To do
Keep only the lines of the data below that contain "this", and copy them.

Data provided

-=-=-

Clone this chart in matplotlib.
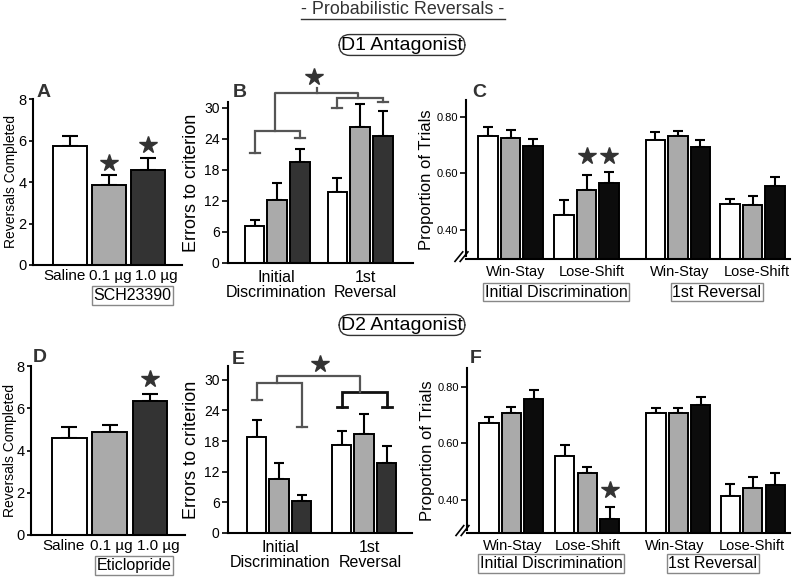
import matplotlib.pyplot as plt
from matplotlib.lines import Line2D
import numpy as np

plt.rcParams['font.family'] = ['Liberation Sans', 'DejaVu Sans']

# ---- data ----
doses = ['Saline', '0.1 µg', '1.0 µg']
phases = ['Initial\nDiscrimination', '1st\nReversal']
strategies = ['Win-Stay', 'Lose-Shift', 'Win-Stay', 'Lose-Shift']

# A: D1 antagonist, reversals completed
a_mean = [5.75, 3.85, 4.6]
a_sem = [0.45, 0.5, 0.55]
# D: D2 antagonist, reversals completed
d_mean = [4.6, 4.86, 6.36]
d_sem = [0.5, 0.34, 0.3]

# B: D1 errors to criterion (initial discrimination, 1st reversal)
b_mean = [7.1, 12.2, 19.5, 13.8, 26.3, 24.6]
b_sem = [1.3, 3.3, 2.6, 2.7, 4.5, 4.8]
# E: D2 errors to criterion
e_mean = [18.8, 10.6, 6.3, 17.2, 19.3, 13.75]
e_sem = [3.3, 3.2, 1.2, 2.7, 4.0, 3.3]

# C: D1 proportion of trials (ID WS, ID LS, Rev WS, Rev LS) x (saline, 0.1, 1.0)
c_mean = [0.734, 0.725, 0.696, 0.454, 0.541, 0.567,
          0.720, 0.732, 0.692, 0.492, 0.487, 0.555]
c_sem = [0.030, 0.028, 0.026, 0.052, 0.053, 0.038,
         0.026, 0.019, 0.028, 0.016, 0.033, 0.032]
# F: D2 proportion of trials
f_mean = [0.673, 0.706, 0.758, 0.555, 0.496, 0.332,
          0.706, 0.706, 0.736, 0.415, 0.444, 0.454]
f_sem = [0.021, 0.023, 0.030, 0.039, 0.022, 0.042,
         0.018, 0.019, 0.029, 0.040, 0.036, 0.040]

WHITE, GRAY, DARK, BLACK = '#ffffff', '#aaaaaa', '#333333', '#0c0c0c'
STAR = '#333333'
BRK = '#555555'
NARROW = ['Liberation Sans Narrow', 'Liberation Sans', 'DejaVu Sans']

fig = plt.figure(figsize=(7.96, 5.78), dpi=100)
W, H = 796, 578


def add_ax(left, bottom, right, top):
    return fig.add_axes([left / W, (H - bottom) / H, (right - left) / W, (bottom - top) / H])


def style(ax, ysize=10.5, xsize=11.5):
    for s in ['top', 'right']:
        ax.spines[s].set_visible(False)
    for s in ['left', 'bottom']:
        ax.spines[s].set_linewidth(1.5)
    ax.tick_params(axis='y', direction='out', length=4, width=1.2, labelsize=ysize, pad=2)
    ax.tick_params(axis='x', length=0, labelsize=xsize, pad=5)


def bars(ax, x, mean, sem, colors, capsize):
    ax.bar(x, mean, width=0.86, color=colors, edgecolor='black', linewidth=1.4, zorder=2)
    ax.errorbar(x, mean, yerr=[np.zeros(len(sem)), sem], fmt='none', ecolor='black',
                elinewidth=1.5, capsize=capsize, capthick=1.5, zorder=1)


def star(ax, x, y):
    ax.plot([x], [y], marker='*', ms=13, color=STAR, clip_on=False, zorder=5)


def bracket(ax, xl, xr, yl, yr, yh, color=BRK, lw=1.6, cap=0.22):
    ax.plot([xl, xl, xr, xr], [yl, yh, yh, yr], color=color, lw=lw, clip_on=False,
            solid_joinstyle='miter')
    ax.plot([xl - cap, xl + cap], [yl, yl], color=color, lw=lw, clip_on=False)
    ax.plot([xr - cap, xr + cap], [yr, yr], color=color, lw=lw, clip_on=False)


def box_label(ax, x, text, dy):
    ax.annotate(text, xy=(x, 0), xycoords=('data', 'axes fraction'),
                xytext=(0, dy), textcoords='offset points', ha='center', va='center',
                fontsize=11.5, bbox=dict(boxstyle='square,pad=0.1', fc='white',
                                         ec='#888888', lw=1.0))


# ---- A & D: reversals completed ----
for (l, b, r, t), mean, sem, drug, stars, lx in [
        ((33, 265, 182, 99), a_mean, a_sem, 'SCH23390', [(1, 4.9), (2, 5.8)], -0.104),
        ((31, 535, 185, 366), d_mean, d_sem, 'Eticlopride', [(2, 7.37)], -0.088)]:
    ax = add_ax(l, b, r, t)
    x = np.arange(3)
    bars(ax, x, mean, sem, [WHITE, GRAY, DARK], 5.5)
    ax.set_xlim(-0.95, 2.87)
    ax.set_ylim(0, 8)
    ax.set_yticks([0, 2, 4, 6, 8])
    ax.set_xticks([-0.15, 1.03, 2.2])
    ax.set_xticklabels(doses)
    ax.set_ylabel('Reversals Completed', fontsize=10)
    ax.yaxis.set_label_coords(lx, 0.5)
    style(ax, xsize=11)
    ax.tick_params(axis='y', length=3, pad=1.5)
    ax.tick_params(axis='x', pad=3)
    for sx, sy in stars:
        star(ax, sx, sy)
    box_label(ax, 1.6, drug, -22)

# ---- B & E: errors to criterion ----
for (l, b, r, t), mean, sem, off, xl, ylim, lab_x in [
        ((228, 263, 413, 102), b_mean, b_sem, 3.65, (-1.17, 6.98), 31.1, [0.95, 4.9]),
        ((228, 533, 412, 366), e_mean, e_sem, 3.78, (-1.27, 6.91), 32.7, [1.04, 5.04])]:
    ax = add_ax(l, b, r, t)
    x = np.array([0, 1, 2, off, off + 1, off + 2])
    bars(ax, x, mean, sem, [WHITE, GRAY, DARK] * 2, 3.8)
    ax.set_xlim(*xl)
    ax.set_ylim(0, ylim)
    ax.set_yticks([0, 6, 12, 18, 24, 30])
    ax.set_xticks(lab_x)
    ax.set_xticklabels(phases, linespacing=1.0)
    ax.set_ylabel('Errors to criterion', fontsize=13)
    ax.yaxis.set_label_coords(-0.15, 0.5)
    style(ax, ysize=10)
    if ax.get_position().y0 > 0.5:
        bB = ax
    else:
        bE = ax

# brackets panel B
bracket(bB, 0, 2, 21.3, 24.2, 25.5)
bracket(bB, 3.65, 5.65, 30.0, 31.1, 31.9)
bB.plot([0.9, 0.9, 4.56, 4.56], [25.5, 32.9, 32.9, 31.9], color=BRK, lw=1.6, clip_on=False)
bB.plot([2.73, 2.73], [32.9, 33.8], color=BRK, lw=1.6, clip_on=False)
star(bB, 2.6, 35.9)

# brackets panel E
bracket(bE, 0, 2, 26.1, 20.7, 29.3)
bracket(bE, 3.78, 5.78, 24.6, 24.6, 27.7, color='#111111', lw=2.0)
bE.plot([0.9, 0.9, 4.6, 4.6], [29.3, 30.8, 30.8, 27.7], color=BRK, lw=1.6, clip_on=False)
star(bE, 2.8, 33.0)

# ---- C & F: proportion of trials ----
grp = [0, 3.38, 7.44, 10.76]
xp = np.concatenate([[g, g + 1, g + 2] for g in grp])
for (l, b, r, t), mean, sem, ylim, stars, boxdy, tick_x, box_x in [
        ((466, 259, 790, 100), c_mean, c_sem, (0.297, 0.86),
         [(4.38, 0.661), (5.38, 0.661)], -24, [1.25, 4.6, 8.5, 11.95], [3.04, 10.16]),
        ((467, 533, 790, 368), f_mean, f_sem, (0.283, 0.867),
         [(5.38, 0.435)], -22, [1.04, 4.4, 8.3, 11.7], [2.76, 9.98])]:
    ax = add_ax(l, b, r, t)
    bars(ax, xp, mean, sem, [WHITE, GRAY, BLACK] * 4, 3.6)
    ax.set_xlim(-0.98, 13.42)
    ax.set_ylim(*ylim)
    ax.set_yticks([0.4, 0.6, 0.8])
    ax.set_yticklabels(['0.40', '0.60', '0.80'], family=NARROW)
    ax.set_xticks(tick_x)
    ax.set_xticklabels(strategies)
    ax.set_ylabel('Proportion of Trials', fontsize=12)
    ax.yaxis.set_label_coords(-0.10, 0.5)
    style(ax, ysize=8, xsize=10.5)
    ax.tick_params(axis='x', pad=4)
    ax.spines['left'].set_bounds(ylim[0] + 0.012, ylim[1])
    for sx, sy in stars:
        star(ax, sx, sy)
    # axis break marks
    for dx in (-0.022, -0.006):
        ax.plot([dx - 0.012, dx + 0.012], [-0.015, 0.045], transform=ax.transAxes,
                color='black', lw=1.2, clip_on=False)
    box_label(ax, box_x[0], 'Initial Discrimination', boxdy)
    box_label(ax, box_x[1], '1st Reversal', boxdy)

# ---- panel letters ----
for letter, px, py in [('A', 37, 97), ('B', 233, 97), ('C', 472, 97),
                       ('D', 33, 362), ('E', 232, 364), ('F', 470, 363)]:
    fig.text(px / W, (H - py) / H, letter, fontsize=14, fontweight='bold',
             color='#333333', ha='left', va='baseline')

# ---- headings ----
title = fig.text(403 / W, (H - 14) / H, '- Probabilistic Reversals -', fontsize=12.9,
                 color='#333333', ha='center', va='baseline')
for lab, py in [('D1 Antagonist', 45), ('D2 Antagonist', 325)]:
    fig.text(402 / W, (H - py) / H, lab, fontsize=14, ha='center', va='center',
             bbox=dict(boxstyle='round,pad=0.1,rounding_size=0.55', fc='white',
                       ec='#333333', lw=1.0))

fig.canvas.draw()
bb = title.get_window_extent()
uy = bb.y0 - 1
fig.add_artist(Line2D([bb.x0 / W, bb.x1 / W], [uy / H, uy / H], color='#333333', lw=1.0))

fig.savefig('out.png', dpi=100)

-=-=-

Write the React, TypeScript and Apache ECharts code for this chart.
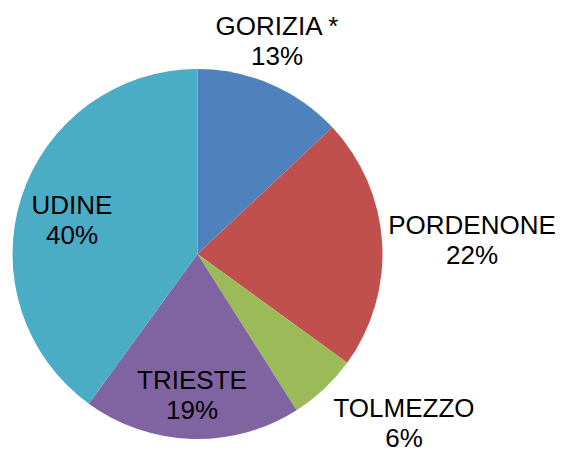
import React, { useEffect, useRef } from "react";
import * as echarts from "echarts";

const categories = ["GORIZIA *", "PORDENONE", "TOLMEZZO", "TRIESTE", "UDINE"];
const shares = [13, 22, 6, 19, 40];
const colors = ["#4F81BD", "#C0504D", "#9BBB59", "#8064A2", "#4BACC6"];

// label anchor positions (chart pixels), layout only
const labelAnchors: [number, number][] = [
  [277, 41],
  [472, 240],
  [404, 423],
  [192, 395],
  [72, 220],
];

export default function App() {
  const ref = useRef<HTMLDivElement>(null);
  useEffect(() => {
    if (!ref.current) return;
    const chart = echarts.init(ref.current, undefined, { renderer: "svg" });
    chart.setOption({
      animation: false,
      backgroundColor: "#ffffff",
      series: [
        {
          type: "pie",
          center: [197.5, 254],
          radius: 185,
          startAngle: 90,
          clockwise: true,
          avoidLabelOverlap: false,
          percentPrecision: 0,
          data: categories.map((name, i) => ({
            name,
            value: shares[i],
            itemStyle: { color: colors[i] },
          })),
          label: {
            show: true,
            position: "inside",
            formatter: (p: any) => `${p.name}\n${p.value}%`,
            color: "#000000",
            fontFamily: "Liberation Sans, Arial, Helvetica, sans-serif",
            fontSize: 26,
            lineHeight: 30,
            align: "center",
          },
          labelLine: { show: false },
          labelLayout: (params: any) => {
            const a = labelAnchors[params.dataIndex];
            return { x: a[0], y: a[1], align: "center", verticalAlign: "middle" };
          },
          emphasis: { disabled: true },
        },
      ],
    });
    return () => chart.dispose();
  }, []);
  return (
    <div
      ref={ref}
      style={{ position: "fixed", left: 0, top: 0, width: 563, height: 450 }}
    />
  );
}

-=-=-

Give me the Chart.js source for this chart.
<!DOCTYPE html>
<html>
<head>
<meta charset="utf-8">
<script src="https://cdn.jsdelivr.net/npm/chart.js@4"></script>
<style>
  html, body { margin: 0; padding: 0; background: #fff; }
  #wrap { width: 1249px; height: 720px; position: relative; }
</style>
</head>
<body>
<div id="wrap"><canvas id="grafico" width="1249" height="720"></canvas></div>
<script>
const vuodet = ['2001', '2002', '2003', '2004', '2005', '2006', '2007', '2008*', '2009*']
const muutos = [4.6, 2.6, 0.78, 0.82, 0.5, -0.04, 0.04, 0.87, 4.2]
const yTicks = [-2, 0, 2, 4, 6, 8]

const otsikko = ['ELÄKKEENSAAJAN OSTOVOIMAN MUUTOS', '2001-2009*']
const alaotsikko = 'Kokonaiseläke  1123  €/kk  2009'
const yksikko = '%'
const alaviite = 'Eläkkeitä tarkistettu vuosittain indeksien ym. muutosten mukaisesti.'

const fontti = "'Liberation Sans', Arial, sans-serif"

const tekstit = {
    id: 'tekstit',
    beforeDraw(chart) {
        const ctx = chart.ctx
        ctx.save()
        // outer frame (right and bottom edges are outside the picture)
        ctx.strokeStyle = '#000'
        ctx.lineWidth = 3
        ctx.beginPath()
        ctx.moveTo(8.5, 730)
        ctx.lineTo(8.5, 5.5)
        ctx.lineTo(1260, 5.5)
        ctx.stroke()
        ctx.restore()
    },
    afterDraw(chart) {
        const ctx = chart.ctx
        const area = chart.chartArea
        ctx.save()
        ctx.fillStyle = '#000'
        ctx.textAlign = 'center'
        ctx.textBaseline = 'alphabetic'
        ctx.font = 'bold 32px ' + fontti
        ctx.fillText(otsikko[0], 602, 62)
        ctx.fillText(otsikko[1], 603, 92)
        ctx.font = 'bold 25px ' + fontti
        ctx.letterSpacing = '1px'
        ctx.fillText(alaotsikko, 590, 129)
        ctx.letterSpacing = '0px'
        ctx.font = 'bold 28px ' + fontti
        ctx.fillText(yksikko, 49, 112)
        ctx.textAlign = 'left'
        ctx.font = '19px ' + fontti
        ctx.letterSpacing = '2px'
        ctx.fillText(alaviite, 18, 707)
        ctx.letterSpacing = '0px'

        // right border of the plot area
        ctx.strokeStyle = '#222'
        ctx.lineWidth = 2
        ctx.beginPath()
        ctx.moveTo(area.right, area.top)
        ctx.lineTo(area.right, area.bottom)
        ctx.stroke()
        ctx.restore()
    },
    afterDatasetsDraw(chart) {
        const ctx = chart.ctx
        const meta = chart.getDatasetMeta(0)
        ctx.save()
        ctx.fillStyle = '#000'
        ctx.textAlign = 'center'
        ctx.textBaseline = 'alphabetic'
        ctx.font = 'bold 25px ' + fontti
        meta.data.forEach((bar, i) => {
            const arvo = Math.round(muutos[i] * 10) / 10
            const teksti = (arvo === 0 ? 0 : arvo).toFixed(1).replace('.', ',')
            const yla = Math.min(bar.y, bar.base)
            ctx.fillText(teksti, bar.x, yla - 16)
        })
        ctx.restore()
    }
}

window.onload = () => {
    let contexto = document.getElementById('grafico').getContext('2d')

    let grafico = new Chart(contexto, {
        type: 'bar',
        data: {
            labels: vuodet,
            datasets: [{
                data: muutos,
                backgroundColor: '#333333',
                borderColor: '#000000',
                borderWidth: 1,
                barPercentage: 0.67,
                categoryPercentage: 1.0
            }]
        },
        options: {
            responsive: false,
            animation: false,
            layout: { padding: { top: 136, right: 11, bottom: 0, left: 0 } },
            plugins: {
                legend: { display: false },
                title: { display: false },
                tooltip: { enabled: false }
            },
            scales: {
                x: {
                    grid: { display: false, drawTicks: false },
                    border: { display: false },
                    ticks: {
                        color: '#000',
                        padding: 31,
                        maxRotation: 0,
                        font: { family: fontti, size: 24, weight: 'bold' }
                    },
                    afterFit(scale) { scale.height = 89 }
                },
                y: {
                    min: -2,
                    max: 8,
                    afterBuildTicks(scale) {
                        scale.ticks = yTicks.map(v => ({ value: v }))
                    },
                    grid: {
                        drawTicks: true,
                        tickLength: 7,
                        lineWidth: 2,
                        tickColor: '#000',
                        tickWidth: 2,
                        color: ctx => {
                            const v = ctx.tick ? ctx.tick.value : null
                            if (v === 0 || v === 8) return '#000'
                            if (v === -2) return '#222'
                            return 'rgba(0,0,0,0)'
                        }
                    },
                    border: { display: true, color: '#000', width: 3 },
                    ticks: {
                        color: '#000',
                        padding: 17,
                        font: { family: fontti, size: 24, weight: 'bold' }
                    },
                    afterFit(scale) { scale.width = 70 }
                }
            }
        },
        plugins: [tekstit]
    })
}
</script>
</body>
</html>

-=-=-

Written solution
Clone this chart in matplotlib.
Write the React, TypeScript and Apache ECharts code for this chart.
Give me the Chart.js source for this chart.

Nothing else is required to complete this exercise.